So you’ve had your baby, just like that, easy peasy. (Spoiler alert, it’s not that easy peasy). In those first few days/weeks, you might want everyone to visit straight away so you can show off your precious cargo. Or, like I was, you might want to hunker down with your partner and baby and hide away from the world for a bit while you get your mental and physical shit together…
Either way, at some point, people will want to see your baby and you suddenly find that your world is no longer just yours. And just like that, your world opens up (or more accurately, it is prised open).
Before Baby, it was completely fine to say ‘no’ to invitations or plans if they didn’t suit you. You were in control of your time, you didn’t need to see people all the time if you really didn’t want to – you could even lie your way out of doing something if you just didn’t want to do it (yep, I know we’ve all done it!). Now though, this baby has opened up your world – for now, their world is your world – and people want to visit this new expanded world as much as possible. Sure, you can still say ‘no’ and you could even still lie your way out of things, but somehow when there’s a baby involved who should really get all the chances to meet and greet his/her adoring fans it feels more…. wrong? Selfish? Sigh.

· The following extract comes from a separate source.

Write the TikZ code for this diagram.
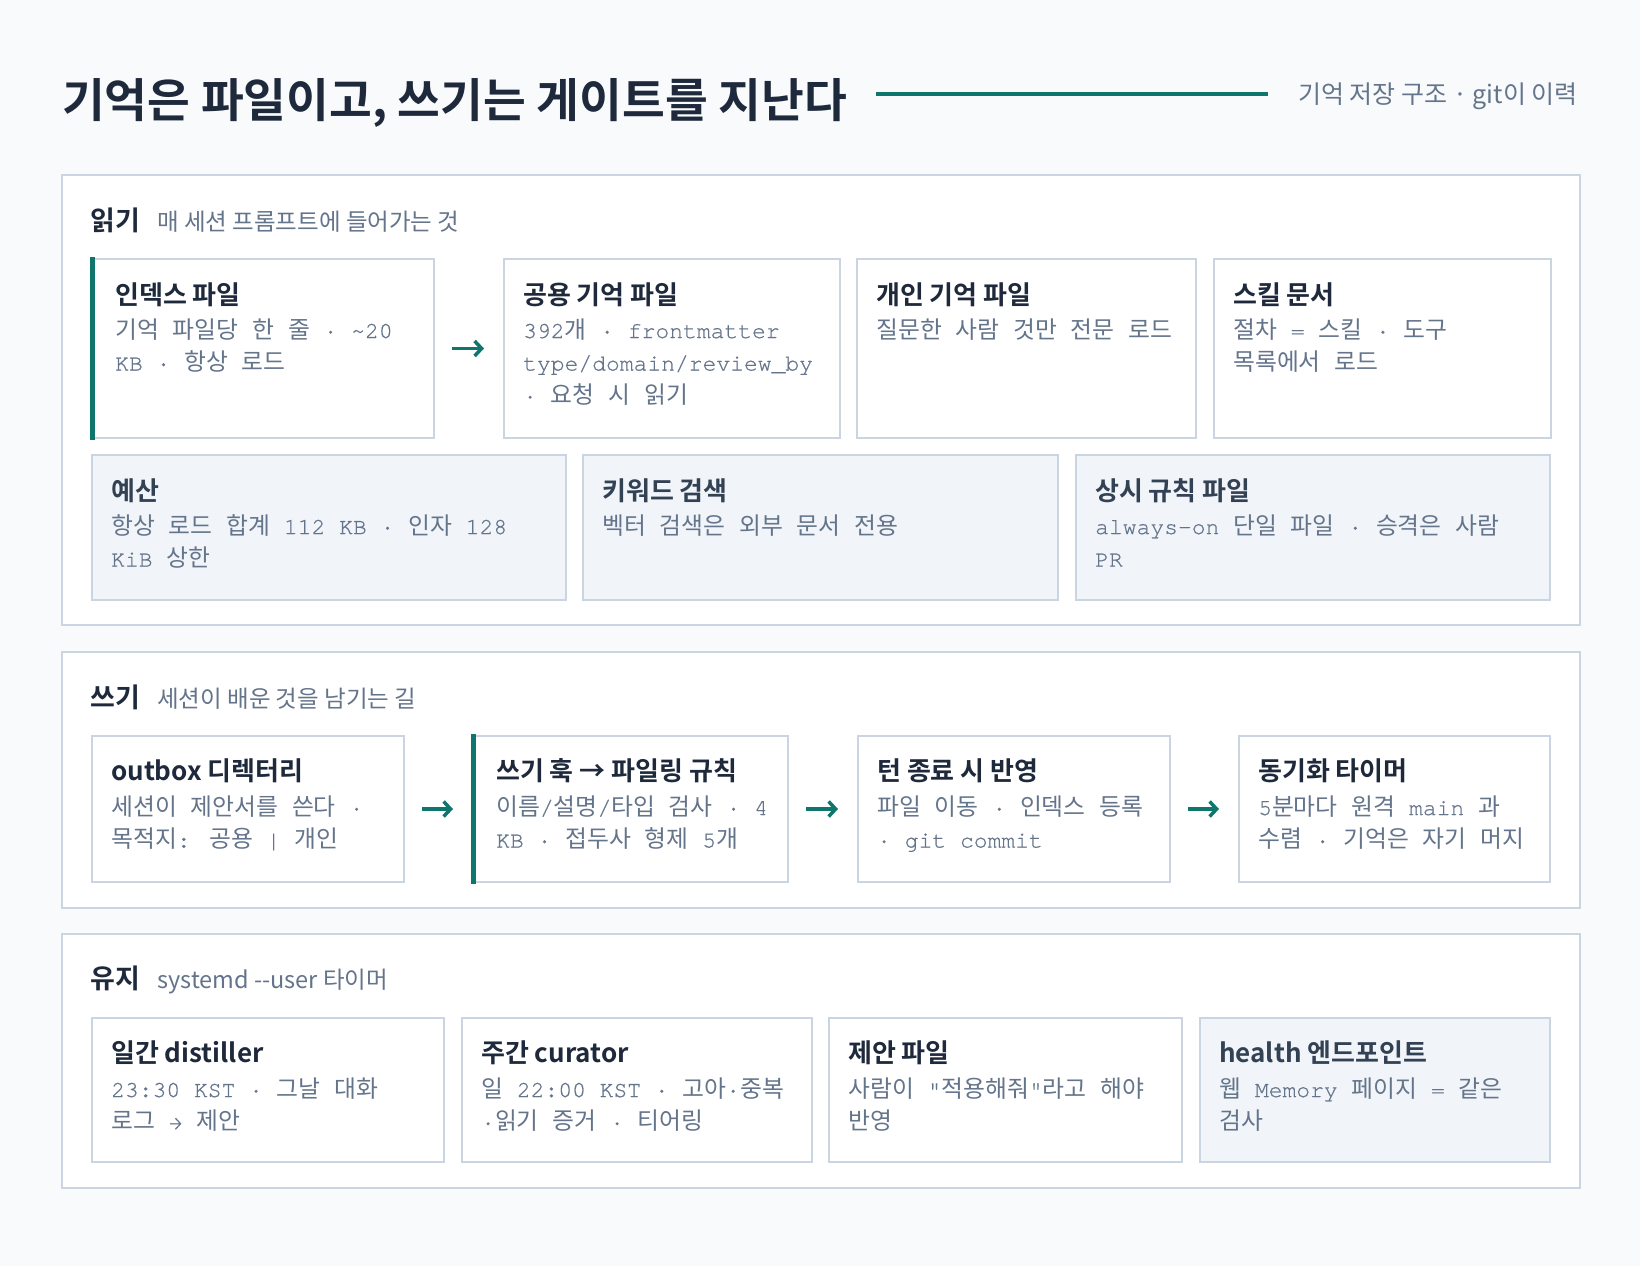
\documentclass[tikz,border=0pt]{standalone}
\usepackage{fontspec}
\setmainfont{Noto Sans CJK KR}[BoldFont={Noto Sans CJK KR Bold}]
\newfontfamily\krfont{Noto Sans CJK KR}[Scale=1.035]
\IfFontExistsTF{TeX Gyre Cursor}{\newfontfamily\cursorfont{TeX Gyre Cursor}[FakeBold=0.6]}{\newfontfamily\cursorfont{Liberation Mono}}
\usetikzlibrary{arrows.meta,calc}
\definecolor{pagebg}{HTML}{F8FAFC}
\definecolor{bordc}{HTML}{CBD5E1}
\definecolor{fillc}{HTML}{F1F5F9}
\definecolor{tealc}{HTML}{0F766E}
\definecolor{darkc}{HTML}{1E293B}
\definecolor{midc}{HTML}{334155}
\definecolor{greyc}{HTML}{64748B}

\newXeTeXintercharclass\KRclass
\makeatletter
\count@="AC00
\loop
  \XeTeXcharclass\count@=\KRclass
\ifnum\count@<"D7A3
  \advance\count@\@ne
\repeat
\makeatother
\XeTeXinterchartoks 0 \KRclass = {\krfont}
\XeTeXinterchartoks 4095 \KRclass = {\krfont}
\XeTeXinterchartoks \KRclass 0 = {\cursorfont}
\XeTeXinterchartoks \KRclass 4095 = {\cursorfont}

\newcommand\bodytxt[1]{\vtop{\XeTeXinterchartokenstate=1 \fontsize{23}{32.5}\selectfont\cursorfont\baselineskip=32.5pt\relax\halign{##\hfil\cr#1\crcr}}}

\tikzset{
  sect/.style={draw=bordc, line width=2pt, fill=white, inner sep=0pt, anchor=north west},
  card/.style={draw=bordc, line width=2pt, fill=white, inner sep=0pt, anchor=north west},
  cardf/.style={card, fill=fillc},
  ctitle/.style={anchor=base west, inner sep=0pt, text=darkc, font=\fontsize{26}{30}\selectfont\bfseries},
  ctitlef/.style={ctitle, text=midc},
  cbody/.style={anchor=base west, inner sep=0pt, text=greyc},
  slabel/.style={anchor=base west, inner sep=0pt, text=darkc, font=\fontsize{27}{32}\selectfont\bfseries},
  ssub/.style={anchor=base west, inner sep=0pt, text=greyc, font=\fontsize{23.5}{28}\selectfont},
  arr/.style={draw=tealc, line width=3.5pt, -{Straight Barb[length=7pt,width=15pt]}, shorten <=17pt, shorten >=19pt},
  tealbar/.style={fill=tealc}
}

\begin{document}
\begin{tikzpicture}[x=1pt,y=-1pt]
\fill[pagebg] (0,0) rectangle (1640,1266);
\useasboundingbox (0,0) rectangle (1640,1266);

% header
\node[anchor=base west, inner sep=0pt, text=darkc, font=\fontsize{46.5}{54}\selectfont\bfseries] (title) at (62,117) {기억은 파일이고, 쓰기는 게이트를 지난다};
\coordinate (rl) at (876,94);
\coordinate (rr) at (1268,94);
\draw[tealc, line width=4pt] (rl) -- (rr);
\node[anchor=base east, inner sep=0pt, text=greyc, font=\fontsize{25}{30}\selectfont] (sub) at (1578,103) {기억 저장 구조 · git이 이력};

% ===== section 1
\node[sect, minimum width=1518pt, minimum height=450pt] (s1) at (61,174) {};
\node[slabel] (s1l) at ($(s1.north west)+(29,56)$) {읽기};
\node[ssub] (s1s) at ($(s1l.base east)+(17,0)$) {매 세션 프롬프트에 들어가는 것};

\node[card, minimum width=342pt, minimum height=179pt] (r1) at (91,258) {};
\fill[tealbar] ($(r1.north west)+(-1,-1)$) rectangle ($(r1.south west)+(4,1)$);
\node[ctitle] (r1t) at ($(r1.north west)+(24,46)$) {인덱스 파일};
\node[cbody] (r1b) at ($(r1.north west)+(24,80)$) {\bodytxt{기억 파일당 한 줄 · \char"7E 20\cr KB · 항상 로드}};

\node[card, minimum width=336pt, minimum height=179pt] (r2) at (503,258) {};
\node[ctitle] (r2t) at ($(r2.north west)+(20,46)$) {공용 기억 파일};
\node[cbody] (r2b) at ($(r2.north west)+(20,80)$) {\bodytxt{392개 · frontmatter\cr type/domain/review\char"5F by\cr · 요청 시 읽기}};

\node[card, minimum width=339pt, minimum height=179pt] (r3) at (856,258) {};
\node[ctitle] (r3t) at ($(r3.north west)+(20,46)$) {개인 기억 파일};
\node[cbody] (r3b) at ($(r3.north west)+(20,80)$) {\bodytxt{질문한 사람 것만 전문 로드}};

\node[card, minimum width=337pt, minimum height=179pt] (r4) at (1213,258) {};
\node[ctitle] (r4t) at ($(r4.north west)+(20,46)$) {스킬 문서};
\node[cbody] (r4b) at ($(r4.north west)+(20,80)$) {\bodytxt{절차 = 스킬 · 도구\cr 목록에서 로드}};

\draw[arr] (r1.east) -- (r2.west);

\node[cardf, minimum width=474pt, minimum height=145pt] (r5) at (91,454) {};
\node[ctitlef] (r5t) at ($(r5.north west)+(20,46)$) {예산};
\node[cbody] (r5b) at ($(r5.north west)+(20,80)$) {\bodytxt{항상 로드 합계 112 KB · 인자 128\cr KiB 상한}};

\node[cardf, minimum width=475pt, minimum height=145pt] (r6) at (582,454) {};
\node[ctitlef] (r6t) at ($(r6.north west)+(20,46)$) {키워드 검색};
\node[cbody] (r6b) at ($(r6.north west)+(20,80)$) {\bodytxt{벡터 검색은 외부 문서 전용}};

\node[cardf, minimum width=474pt, minimum height=145pt] (r7) at (1075,454) {};
\node[ctitlef] (r7t) at ($(r7.north west)+(20,46)$) {상시 규칙 파일};
\node[cbody] (r7b) at ($(r7.north west)+(20,80)$) {\bodytxt{always-on 단일 파일 · 승격은 사람\cr PR}};

% ===== section 2
\node[sect, minimum width=1518pt, minimum height=256pt] (s2) at (61,651) {};
\node[slabel] (s2l) at ($(s2.north west)+(29,56)$) {쓰기};
\node[ssub] (s2s) at ($(s2l.base east)+(17,0)$) {세션이 배운 것을 남기는 길};

\node[card, minimum width=312pt, minimum height=146pt] (w1) at (91,735) {};
\node[ctitle] (w1t) at ($(w1.north west)+(20,45)$) {outbox 디렉터리};
\node[cbody] (w1b) at ($(w1.north west)+(20,80)$) {\bodytxt{세션이 제안서를 쓴다 ·\cr 목적지: 공용 | 개인}};

\node[card, minimum width=315pt, minimum height=146pt] (w2) at (472,735) {};
\fill[tealbar] ($(w2.north west)+(-1,-1)$) rectangle ($(w2.south west)+(4,1)$);
\node[ctitle] (w2t) at ($(w2.north west)+(24,45)$) {쓰기 훅 → 파일링 규칙};
\node[cbody] (w2b) at ($(w2.north west)+(24,80)$) {\bodytxt{이름/설명/타입 검사 · 4\cr KB · 접두사 형제 5개}};

\node[card, minimum width=312pt, minimum height=146pt] (w3) at (857,735) {};
\node[ctitle] (w3t) at ($(w3.north west)+(20,45)$) {턴 종료 시 반영};
\node[cbody] (w3b) at ($(w3.north west)+(20,80)$) {\bodytxt{파일 이동 · 인덱스 등록\cr · git commit}};

\node[card, minimum width=311pt, minimum height=146pt] (w4) at (1238,735) {};
\node[ctitle] (w4t) at ($(w4.north west)+(20,45)$) {동기화 타이머};
\node[cbody] (w4b) at ($(w4.north west)+(20,80)$) {\bodytxt{5분마다 원격 main 과\cr 수렴 · 기억은 자기 머지}};

\draw[arr] (w1.east) -- (w2.west);
\draw[arr] (w2.east) -- (w3.west);
\draw[arr] (w3.east) -- (w4.west);

% ===== section 3
\node[sect, minimum width=1518pt, minimum height=254pt] (s3) at (61,933) {};
\node[slabel] (s3l) at ($(s3.north west)+(29,55)$) {유지};
\node[ssub] (s3s) at ($(s3l.base east)+(17,0)$) {systemd -{}-user 타이머};

\node[card, minimum width=352pt, minimum height=144pt] (m1) at (91,1017) {};
\node[ctitle] (m1t) at ($(m1.north west)+(20,45)$) {일간 distiller};
\node[cbody] (m1b) at ($(m1.north west)+(20,80)$) {\bodytxt{23:30 KST · 그날 대화\cr 로그 → 제안}};

\node[card, minimum width=350pt, minimum height=144pt] (m2) at (461,1017) {};
\node[ctitle] (m2t) at ($(m2.north west)+(20,45)$) {주간 curator};
\node[cbody] (m2b) at ($(m2.north west)+(20,80)$) {\bodytxt{일 22:00 KST · 고아·중복\cr ·읽기 증거 · 티어링}};

\node[card, minimum width=353pt, minimum height=144pt] (m3) at (828,1017) {};
\node[ctitle] (m3t) at ($(m3.north west)+(20,45)$) {제안 파일};
\node[cbody] (m3b) at ($(m3.north west)+(20,80)$) {\bodytxt{사람이 "적용해줘"라고 해야\cr 반영}};

\node[cardf, minimum width=350pt, minimum height=144pt] (m4) at (1199,1017) {};
\node[ctitlef] (m4t) at ($(m4.north west)+(20,45)$) {health 엔드포인트};
\node[cbody] (m4b) at ($(m4.north west)+(20,80)$) {\bodytxt{웹 Memory 페이지 = 같은\cr 검사}};
\end{tikzpicture}
\end{document}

Okay, so on the one hand, it’s so lovely that your baby has so many people who care. I love that my daughter has this ready-made network of brilliant people who are just desperate to tell me how amazing she is (I couldn’t agree more), who want to nurture her, to guide her, to watch her grow. But on the other hand, no I don’t want people to come over every day needing tea and biscuits and conversation and no I don’t want to get dressed and go to another party or event. Sometimes I just want to choose vegging on my sofa in my pyjamas with my baby and my partner watching TV. Part of this is just me wanting my time uninterrupted (definitely selfish!) but part of this is also me just wanting uninterrupted time with my lovely little family in our lovely little world (definitely not selfish).
It’s really hard to keep your world protected when people are asking, most with genuine love and interest, to see your baby. It’s something I have grappled with and continue to grapple with a year on from my daughter’s birth. I am a friendly, sociable person with a wide group of friends and family, but I am also fiercely protective of my privacy and my home has always been my sanctuary – my escape from the world when it all gets a bit too much. And now I find it being invaded by well-meaning family and friends – some who know me well enough not to invade too often and others who just have no awareness that their presence may have a negative impact.
At the end of the day, I have chosen to bring my daughter into the world and with that I know I have to accept that this is all part and parcel of the journey. I was completely unprepared for it though and I’ll probably never quite make peace with it. It can be a minefield of carefully thought through decisions and conversations to avoid causing offense or upset which on top of raising a child can be bloody exhausting! But I know it will get easier as my daughter grows up and she starts to create her own world away from my world. And then I’ll probably write another, much longer blog about how sad I am about that and how I wish she was still completely, one hundred percent part of my world.